Mandataire fiscal et mandat d’audit. Le mélange des genres étonne. Daniel Rochat, réviseur agréé audite des sociétés suisses et internationales depuis plusieurs années. Il ne se prononce pas sur cette affaire, mais rappelle les règles élémentaires auxquelles doivent se plier les réviseurs. "Nous devons garantir l’indépendance de notre travail et pour cela, le Code des obligations exige des mesures, par exemple d’éviter d’entretenir des relations d’affaires de proximité avec la société auditée ou son actionnaire principal."

Or, lors de sa conférence de presse du 17 janvier 2014, Maurice Tornay disait avoir reçu un financement de la part de Dominique Giroud pour sa campagne victorieuse au Conseil d’Etat en 2008-2009.

Dans la pratique, Daniel Rochat remarque encore que "depuis une décennie, les conseils d’administration donnent des mandats à des sociétés différentes pour les aspects fiscaux, juridiques et d’audit. Ce, afin de garantir l’indépendance dans les faits, mais aussi dans les apparences". Le conseil d’administration de Giroud Vins SA n’a pas agi en ce sens, pas plus que son organe de révision.

Ce point est admis par un des administrateurs de la Fiduciaire de l’Entremont, comme a pu le lire la RTS. "A l’époque, en 2007-2008, le nouveau droit n’était pas encore en vigueur donc nous étions indépendants. Il y a peut-être eu une année où ce problème pouvait se poser. Nous avons ensuite arrêté de faire la révision (Alpes Audit) car le fait de faire aussi la déclaration d’impôts de Giroud Vins SA était limite" (sic),  a-t-il déclaré aux enquêteurs fédéraux en audition le 23 janvier 2013 à Sion.

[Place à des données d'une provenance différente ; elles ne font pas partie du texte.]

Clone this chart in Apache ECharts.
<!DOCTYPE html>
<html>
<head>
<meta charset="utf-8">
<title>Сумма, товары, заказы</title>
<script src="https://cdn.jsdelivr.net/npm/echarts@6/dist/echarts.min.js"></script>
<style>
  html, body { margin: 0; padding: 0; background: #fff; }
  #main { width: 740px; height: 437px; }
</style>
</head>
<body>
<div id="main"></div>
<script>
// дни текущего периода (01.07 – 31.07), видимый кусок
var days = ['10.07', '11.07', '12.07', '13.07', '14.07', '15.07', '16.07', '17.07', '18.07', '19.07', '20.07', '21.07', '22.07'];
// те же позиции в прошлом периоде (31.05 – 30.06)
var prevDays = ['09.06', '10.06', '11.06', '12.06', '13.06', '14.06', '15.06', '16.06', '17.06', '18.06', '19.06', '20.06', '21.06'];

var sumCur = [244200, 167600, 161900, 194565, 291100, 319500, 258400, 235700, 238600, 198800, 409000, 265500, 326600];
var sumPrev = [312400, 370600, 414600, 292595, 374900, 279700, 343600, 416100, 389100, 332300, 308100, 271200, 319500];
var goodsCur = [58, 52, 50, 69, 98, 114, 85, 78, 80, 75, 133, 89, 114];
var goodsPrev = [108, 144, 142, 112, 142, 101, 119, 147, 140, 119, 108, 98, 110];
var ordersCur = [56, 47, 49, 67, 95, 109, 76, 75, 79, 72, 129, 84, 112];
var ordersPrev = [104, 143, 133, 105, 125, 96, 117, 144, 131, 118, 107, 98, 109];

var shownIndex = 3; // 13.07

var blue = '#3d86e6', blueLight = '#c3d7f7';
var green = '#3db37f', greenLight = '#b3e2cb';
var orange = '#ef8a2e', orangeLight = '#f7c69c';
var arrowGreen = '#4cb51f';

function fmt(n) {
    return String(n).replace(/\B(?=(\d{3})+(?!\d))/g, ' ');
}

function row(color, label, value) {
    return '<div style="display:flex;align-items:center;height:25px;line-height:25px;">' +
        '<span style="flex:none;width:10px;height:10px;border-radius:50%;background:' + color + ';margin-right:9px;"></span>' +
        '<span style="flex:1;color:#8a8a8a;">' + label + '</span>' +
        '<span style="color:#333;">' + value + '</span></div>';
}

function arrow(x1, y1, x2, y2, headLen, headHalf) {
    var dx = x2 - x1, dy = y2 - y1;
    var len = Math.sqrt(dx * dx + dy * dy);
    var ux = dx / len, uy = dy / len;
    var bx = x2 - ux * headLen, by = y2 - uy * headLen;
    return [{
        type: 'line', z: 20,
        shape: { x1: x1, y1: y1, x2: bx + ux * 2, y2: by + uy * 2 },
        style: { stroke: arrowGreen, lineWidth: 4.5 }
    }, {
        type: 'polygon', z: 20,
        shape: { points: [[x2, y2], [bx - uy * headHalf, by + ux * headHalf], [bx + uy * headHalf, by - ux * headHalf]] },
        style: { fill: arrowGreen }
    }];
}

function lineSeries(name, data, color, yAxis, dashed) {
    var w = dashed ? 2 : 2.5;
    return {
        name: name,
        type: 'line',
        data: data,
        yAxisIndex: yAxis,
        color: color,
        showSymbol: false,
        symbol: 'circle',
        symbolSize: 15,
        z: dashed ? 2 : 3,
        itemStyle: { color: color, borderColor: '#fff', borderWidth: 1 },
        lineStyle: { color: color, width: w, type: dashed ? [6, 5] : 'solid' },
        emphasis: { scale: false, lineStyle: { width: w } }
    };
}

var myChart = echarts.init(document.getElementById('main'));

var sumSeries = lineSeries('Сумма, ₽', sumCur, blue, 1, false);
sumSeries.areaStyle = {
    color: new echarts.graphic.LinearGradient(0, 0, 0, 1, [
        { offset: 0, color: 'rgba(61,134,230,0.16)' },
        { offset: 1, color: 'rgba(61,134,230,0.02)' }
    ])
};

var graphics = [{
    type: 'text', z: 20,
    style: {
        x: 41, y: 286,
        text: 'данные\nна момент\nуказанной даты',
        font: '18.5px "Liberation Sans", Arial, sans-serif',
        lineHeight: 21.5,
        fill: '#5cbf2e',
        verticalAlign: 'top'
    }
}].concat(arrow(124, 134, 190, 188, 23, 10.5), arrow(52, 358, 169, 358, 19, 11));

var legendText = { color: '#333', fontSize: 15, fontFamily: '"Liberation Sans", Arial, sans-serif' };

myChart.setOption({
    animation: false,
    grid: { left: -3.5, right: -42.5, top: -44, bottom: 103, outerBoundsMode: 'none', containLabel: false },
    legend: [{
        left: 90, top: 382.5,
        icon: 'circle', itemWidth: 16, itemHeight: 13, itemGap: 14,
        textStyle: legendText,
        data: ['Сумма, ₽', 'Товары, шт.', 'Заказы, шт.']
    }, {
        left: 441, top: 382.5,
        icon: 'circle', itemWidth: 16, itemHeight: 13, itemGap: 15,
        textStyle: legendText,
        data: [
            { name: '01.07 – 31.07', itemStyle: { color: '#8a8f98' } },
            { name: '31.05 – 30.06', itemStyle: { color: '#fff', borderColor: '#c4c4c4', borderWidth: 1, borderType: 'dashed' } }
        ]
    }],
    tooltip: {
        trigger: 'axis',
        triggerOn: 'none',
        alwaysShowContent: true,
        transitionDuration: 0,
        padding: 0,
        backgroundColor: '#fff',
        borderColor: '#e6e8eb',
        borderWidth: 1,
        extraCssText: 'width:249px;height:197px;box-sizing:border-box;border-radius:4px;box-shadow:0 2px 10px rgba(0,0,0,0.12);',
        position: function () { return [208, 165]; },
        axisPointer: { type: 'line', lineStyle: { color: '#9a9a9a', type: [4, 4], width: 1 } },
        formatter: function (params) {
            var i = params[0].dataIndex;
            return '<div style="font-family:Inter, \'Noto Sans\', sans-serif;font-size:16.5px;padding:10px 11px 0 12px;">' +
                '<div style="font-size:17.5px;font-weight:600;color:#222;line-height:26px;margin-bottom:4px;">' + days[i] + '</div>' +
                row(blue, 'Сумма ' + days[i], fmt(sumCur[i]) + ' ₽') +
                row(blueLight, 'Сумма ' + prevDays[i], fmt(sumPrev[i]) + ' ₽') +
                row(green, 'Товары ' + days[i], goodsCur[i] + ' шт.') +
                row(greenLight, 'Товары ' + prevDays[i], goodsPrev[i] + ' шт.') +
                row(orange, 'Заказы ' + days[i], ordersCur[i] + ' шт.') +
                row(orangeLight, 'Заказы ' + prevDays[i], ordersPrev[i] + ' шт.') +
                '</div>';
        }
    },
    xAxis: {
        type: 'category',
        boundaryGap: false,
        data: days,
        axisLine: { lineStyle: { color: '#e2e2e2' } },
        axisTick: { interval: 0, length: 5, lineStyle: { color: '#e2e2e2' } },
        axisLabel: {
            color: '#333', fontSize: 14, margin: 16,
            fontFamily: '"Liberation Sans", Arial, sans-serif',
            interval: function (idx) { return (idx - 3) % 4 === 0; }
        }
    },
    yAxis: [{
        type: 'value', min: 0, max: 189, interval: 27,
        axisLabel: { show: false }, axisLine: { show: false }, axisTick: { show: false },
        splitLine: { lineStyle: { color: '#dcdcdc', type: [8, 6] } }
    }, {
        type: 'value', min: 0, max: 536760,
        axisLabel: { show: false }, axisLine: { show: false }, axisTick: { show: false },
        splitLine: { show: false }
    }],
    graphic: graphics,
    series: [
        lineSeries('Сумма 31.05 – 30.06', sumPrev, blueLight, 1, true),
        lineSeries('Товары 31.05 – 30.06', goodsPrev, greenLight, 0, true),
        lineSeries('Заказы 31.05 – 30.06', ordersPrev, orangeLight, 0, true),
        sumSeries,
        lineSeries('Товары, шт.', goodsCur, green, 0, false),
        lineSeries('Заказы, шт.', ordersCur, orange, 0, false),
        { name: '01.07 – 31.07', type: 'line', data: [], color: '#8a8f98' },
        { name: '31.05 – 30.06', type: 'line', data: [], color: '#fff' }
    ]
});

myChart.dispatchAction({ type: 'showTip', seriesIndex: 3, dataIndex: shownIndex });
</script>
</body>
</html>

Par "nouveau droit", on entend une modification du code des obligations, entrée en vigueur le 1 janvier 2008, qui prévoit un renforcement de l'indépendance des réviseurs.

Dans son rapport, l’enquêteur chargé des auditions commente les déclarations des administrateurs comme suit: "Nous remarquons encore que les rapports de révision de Giroud Vins SA, Caves des Combins SA, Moren SA, Vins Dufaux SA et Albert Biollaz SA sont envoyés à Me Hess par la Fiduciaire de l’Entremont SA et non par Alpes Audit SA. Certains actes de révision sont en outre "classés" avec des documents de la Fiduciaire de l’Entremont SA. Ceci démontre à l’évidence la perméabilité de ces deux sociétés."

Maurice Tornay ne commente pas

Contacté le vendredi 21 mars, Maurice Tornay n’a pas souhaité commenter les révélations de la RTS. Il a précisé attendre que l’enquête de la Commission de gestion du Grand Conseil valaisan, à laquelle il a exposé sa version des faits, soit rendue, avant de s’exprimer.

Maurice Tornay a également rappelé le fait que l’Administration fédérale des contributions lui avait confirmé, le 31 octobre 2013, qu’aucune procédure pénale n’était ouverte à son encontre, à quelque titre que ce soit.

"La confiance est rompue"

Interrogé par Rhône FM, le président du PLR valaisan Xavier Mottet a estimé mardi que "la confiance était rompue" avec Maurice Tornay.

"Maurice Tornay a minimisé ses connaissances et il a omis certains éléments extrêmement importants", a-t-il ajouté, dénonçant un non respect de la transparence promise.

Le conseiller d'Etat doit maintenant démontrer la preuve de sa bonne foi, a-t-il conclu.